As a kid, “braised beef” meant mom dropping a chuck roast and some veggies in the crock-pot before she left for work, and eight hours later, coming home to a divine dinner as if by magic. But if you think momma’s crock-pot creations were tasty, imagine what Charleston’s finest chefs can do with slow cooking techniques. From eggplant to a three-and-a-half pound veal shank, we explore the beauty of the braise.
At Fat Hen, it’s time to go big or go home. Chef de Cuisine Joey Johnson recently introduced a brand new confit section to the menu, including duck, pork shank, and “The Big Time,” an entire 36-oz. veal shank, which earns its title. Johnson describes the cooking process, explaining, “We cure it in an herb mixture with salt and pepper, then confit it for four hours.” When an order comes in, the shank is tossed in the oven for about 20 minutes and covered with a demi-glace. Each dish is accompanied by roasted sweet potatoes with local brown honey, haricot verts in garlic butter, and lemon fennel relish. Regarding his ingredients, Johnson says, “We’re pulling a lot of our stuff locally. … About 70 percent of our produce and 50 percent of our meats come from local farms.” Offered as a dinner option for two, the Big Time comes with a pair of plates and will run you and your partner $48.95.
While wining and dining at Social, treat yourself to their pan-seared flat iron steak, which comes with roasted root veggies and a braised shallot ragout ($15). To create the ragout, Executive Chef Jesse Sutton combines olive oil, veal stock, beef jus, and red wine before cutting shallots into large chunks and adding them to the mix. Sutton says this is “a nice cold weather dish,” and that the braised shallot ragout is a fitting topping for “a steak that is definitely wintery.”
Executive Chef Aaron Lemieux is excited about 39 Rue de Jean’s braised rabbit. “First, we brine our rabbit for 24 hours in a marinade made up of whole grain mustard, white wine, Bailey’s, thyme, peppercorns, and garlic.” Afterwards, it’s drained of the brine, air dried, and seared on both sides until it’s golden brown. As it’s roasting in a pan, the addition of a white wine reduction and a chicken stock reduction combine to create a braising liquid. The rabbit, which comes from Ashley Farms in North Carolina, is then braised in the oven at 300 degrees for two hours and left to cool for another hour or so. “The sauce,” Lemieux says, “is essentially a reduction of braising liquid which makes a dark, blonde roux. Basically, it becomes a whole grain rabbit veloute,” he adds. The dish, which costs $24.99, is served with potatoes dauphinoise, which are potatoes baked with milk, cream, and cheese.

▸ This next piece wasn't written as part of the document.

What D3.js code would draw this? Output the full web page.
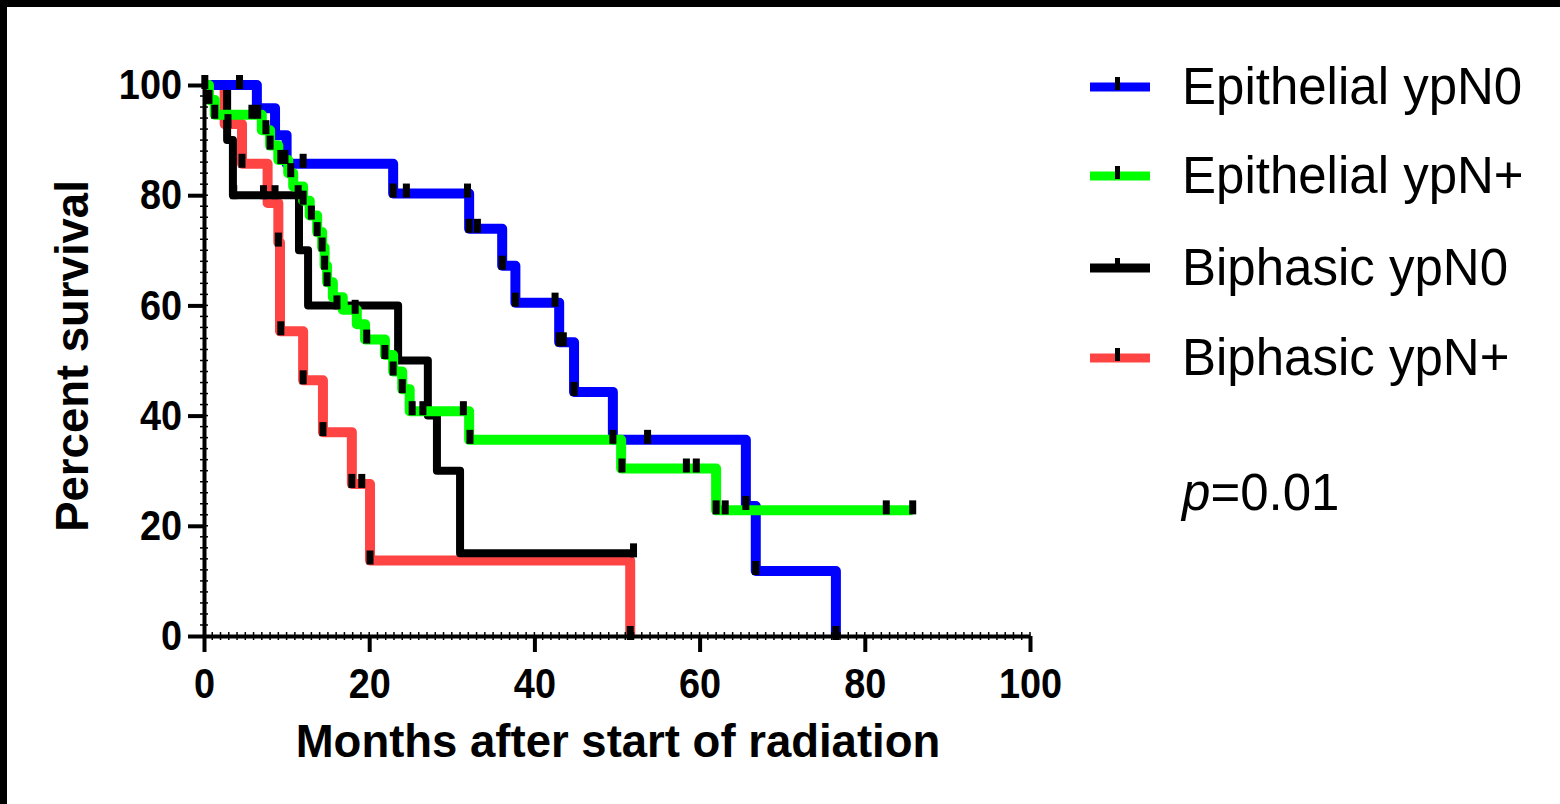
<!DOCTYPE html>
<html>
<head>
<meta charset="utf-8">
<script src="https://cdn.jsdelivr.net/npm/d3@7"></script>
<style>
  body { margin: 0; background: #fff; }
  svg { display: block; font-family: "Liberation Sans", Arial, sans-serif; }
</style>
</head>
<body>
<div id="chart"></div>
<script>
// Chart size
const width = 1560;
const height = 804;

// Series names and colours
const seriesNames = ["Epithelial ypN0", "Epithelial ypN+", "Biphasic ypN0", "Biphasic ypN+"];
const seriesColors = ["#0000ff", "#00ff00", "#000000", "#ff4444"];

// Step times (months) and percent survival after each step
const blueTimes = [0, 6.4, 8.6, 10.0, 22.9, 32.1, 36.1, 37.7, 43.0, 44.8, 49.5, 65.6, 66.8, 76.5];
const blueSurv  = [100, 95.8, 90.9, 85.7, 80.3, 73.9, 67.2, 60.5, 53.3, 44.3, 35.6, 23.6, 11.8, 0];
const blueEnd = 76.5;
const blueTicks = [0.1, 4.3, 12.0, 22.9, 24.5, 31.9, 32.1, 33.1, 36.1, 37.7, 42.5, 43.0, 43.5, 44.8, 49.5, 53.7, 65.6, 66.8, 76.5];

const greenTimes = [0, 0.6, 1.3, 7.0, 8.0, 9.0, 10.2, 10.8, 12.0, 12.8, 13.7, 14.3, 14.6, 14.9, 15.6, 16.8, 18.5, 19.5, 21.9, 22.9, 24.0, 24.9, 32.1, 50.5, 62.0];
const greenSurv  = [100, 97.3, 94.6, 91.8, 89.0, 86.4, 84.0, 81.6, 79.0, 76.3, 73.3, 70.5, 67.2, 64.2, 61.5, 59.2, 56.6, 53.8, 51.0, 48.0, 44.8, 40.8, 35.6, 30.4, 22.8];
const greenEnd = 85.8;
const greenTicks = [0.6, 1.3, 5.8, 6.5, 7.5, 8.0, 9.3, 9.8, 10.5, 12.0, 13.0, 13.7, 14.3, 14.6, 14.9, 18.3, 19.7, 21.9, 22.9, 24.0, 25.2, 26.5, 31.4, 32.2, 50.6, 58.4, 59.6, 62.0, 63.1, 82.6, 85.8];

const blackTimes = [0, 2.8, 3.5, 11.5, 12.6, 23.5, 27.1, 28.2, 31.0];
const blackSurv  = [100, 90, 80, 70, 60, 50, 40, 30, 15];
const blackEnd = 52.0;
const blackTicks = [3.6, 7.2, 8.6, 11.4, 16.1, 52.0];

const redTimes = [0, 2.5, 4.6, 7.7, 9.0, 9.2, 12.0, 14.4, 17.9, 20.1, 51.6];
const redSurv  = [100, 92.9, 85.7, 78.6, 71.4, 55.3, 46.4, 37.0, 27.6, 13.7, 0];
const redEnd = 51.6;
const redTicks = [2.9, 4.6, 9.0, 9.3, 12.0, 14.4, 17.9, 19.1, 20.1, 51.6];

// Axis ticks
const xTickValues = [0, 20, 40, 60, 80, 100];
const yTickValues = [0, 20, 40, 60, 80, 100];

const series = [
  {times: blueTimes, surv: blueSurv, end: blueEnd, ticks: blueTicks, color: seriesColors[0], w: 10},
  {times: greenTimes, surv: greenSurv, end: greenEnd, ticks: greenTicks, color: seriesColors[1], w: 10},
  {times: blackTimes, surv: blackSurv, end: blackEnd, ticks: blackTicks, color: seriesColors[2], w: 8},
  {times: redTimes, surv: redSurv, end: redEnd, ticks: redTicks, color: seriesColors[3], w: 10}
];
// red and black sit underneath the epithelial curves
const drawOrder = [3, 2, 0, 1];

const svg = d3.select("#chart").append("svg")
    .attr("width", width)
    .attr("height", height);

svg.append("rect").attr("width", width).attr("height", height).attr("fill", "#fff");
// black frame on top and left
svg.append("rect").attr("x", 0).attr("y", 0).attr("width", width).attr("height", 7).attr("fill", "#000");
svg.append("rect").attr("x", 0).attr("y", 0).attr("width", 7).attr("height", height).attr("fill", "#000");

const x = d3.scaleLinear().domain([0, 100]).range([204, 1030]);
const y = d3.scaleLinear().domain([0, 100]).range([636, 85]);

// survival value at time t (step after)
function survAt(s, t) {
  let v = s.surv[0];
  s.times.forEach((tt, i) => { if (tt <= t + 1e-9) v = s.surv[i]; });
  return v;
}

const line = d3.line()
    .x(d => x(d[0]))
    .y(d => y(d[1]))
    .curve(d3.curveStepAfter);

// Draw the curves
drawOrder.forEach(i => {
  const s = series[i];
  const pts = s.times.map((t, j) => [t, s.surv[j]]);
  pts.push([s.end, s.surv[s.surv.length - 1]]);
  svg.append("path")
      .datum(pts)
      .attr("fill", "none")
      .attr("stroke", s.color)
      .attr("stroke-width", s.w)
      .attr("stroke-linejoin", "round")
      .attr("d", line);
});

// Tick marks on the curves
series.forEach(s => {
  svg.selectAll(null)
      .data(s.ticks)
      .enter().append("rect")
      .attr("x", d => x(d) - 3.5)
      .attr("y", d => y(survAt(s, d)) - 10)
      .attr("width", 7)
      .attr("height", 14)
      .attr("fill", "#000");
});

// Minor ticks
svg.selectAll(".xminor")
    .data(d3.range(0, 101, 1))
    .enter().append("line")
    .attr("x1", d => x(d)).attr("x2", d => x(d))
    .attr("y1", 632).attr("y2", 640)
    .attr("stroke", "#000").attr("stroke-width", 1.5);
svg.selectAll(".yminor")
    .data(d3.range(0, 101, 2))
    .enter().append("line")
    .attr("y1", d => y(d)).attr("y2", d => y(d))
    .attr("x1", 200).attr("x2", 208)
    .attr("stroke", "#000").attr("stroke-width", 1.5);

// Axes
const xAxis = svg.append("g")
    .attr("transform", "translate(0,636)")
    .call(d3.axisBottom(x).tickValues(xTickValues).tickSize(16).tickSizeOuter(0).tickPadding(15));
const yAxis = svg.append("g")
    .attr("transform", "translate(204,0)")
    .call(d3.axisLeft(y).tickValues(yTickValues).tickSize(16).tickSizeOuter(0).tickPadding(9));

[xAxis, yAxis].forEach(a => {
  a.select(".domain").attr("stroke-width", 4);
  a.selectAll(".tick line").attr("stroke-width", 4);
  a.selectAll(".tick text")
      .attr("font-family", "Liberation Sans, Arial, sans-serif")
      .attr("font-size", 43)
      .attr("font-weight", "bold")
      .attr("fill", "#000")
      .attr("transform", "scale(0.88,1)");
});

// Axis titles
svg.append("text")
    .attr("x", 618).attr("y", 757)
    .attr("text-anchor", "middle")
    .attr("font-size", 45.5).attr("font-weight", "bold")
    .text("Months after start of radiation");
svg.append("text")
    .attr("transform", "translate(88,356) rotate(-90)")
    .attr("text-anchor", "middle")
    .attr("font-size", 45.5).attr("font-weight", "bold")
    .text("Percent survival");

// Legend
const legendY = [87, 176, 268, 358];
const legend = svg.selectAll(".legend")
    .data(seriesNames)
    .enter().append("g")
    .attr("transform", (d, i) => `translate(0,${legendY[i]})`);
legend.append("line")
    .attr("x1", 1090).attr("x2", 1150)
    .attr("stroke", (d, i) => seriesColors[i])
    .attr("stroke-width", 9);
legend.append("rect")
    .attr("x", 1115).attr("y", -10).attr("width", 5).attr("height", 13)
    .attr("fill", "#000");
legend.append("text")
    .attr("x", 1182).attr("y", 17)
    .attr("font-size", 51)
    .text(d => d);

const pText = svg.append("text").attr("x", 1182).attr("y", 510).attr("font-size", 51);
pText.append("tspan").attr("font-style", "italic").text("p");
pText.append("tspan").text("=0.01");
</script>
</body>
</html>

Over at the Swamp Fox in the Francis Marion Hotel, the Farmers Market Dinner is a three-course meal that changes from month to month. Gathering most of their ingredients from the Saturday farmer’s market across the street in Marion Square, Chef de Cuisine Steve Klatt says he “100 percent supports the local community.” For the month of November, he’s featuring pork belly, which is slowly braised in a simple chicken stock at 325 degrees for about four hours. Before serving, the pork is seared in a pan and then topped with a spicy red pepper jelly glaze along with a few scallops. The pork belly follows the first course of pumpkin soup and precedes the third course, a cinnamon maple cake dessert. The entire meal costs $29.
Finally, satisfy your inner herbivore at Muse with their braised eggplant. Executive Chef Howard LaFour explains that the dish is rather simple, consisting of eggplant, peeled tomatoes, garlic, basil, and a little bit of shallot. He cooks them over medium heat until the mixture turns a nice, golden brown. From there, a little chili flake and a good-sized dice of eggplant “about the size of the knuckle on your thumb” are added. Everything is sautéed together, allowing the eggplant to soak up the olive oil and other natural liquids. Next, LaFour adds fresh basil and plum peeled tomatoes (“I just crush ’em up with my hand and toss ’em in.”). Then, the whole medley is wrapped in tin foil and popped in the oven at 350 degrees for 20-25 minutes. LaFour adds the finishing touch of a bit more basil and some seasoning and then, as he says, “that’s that.”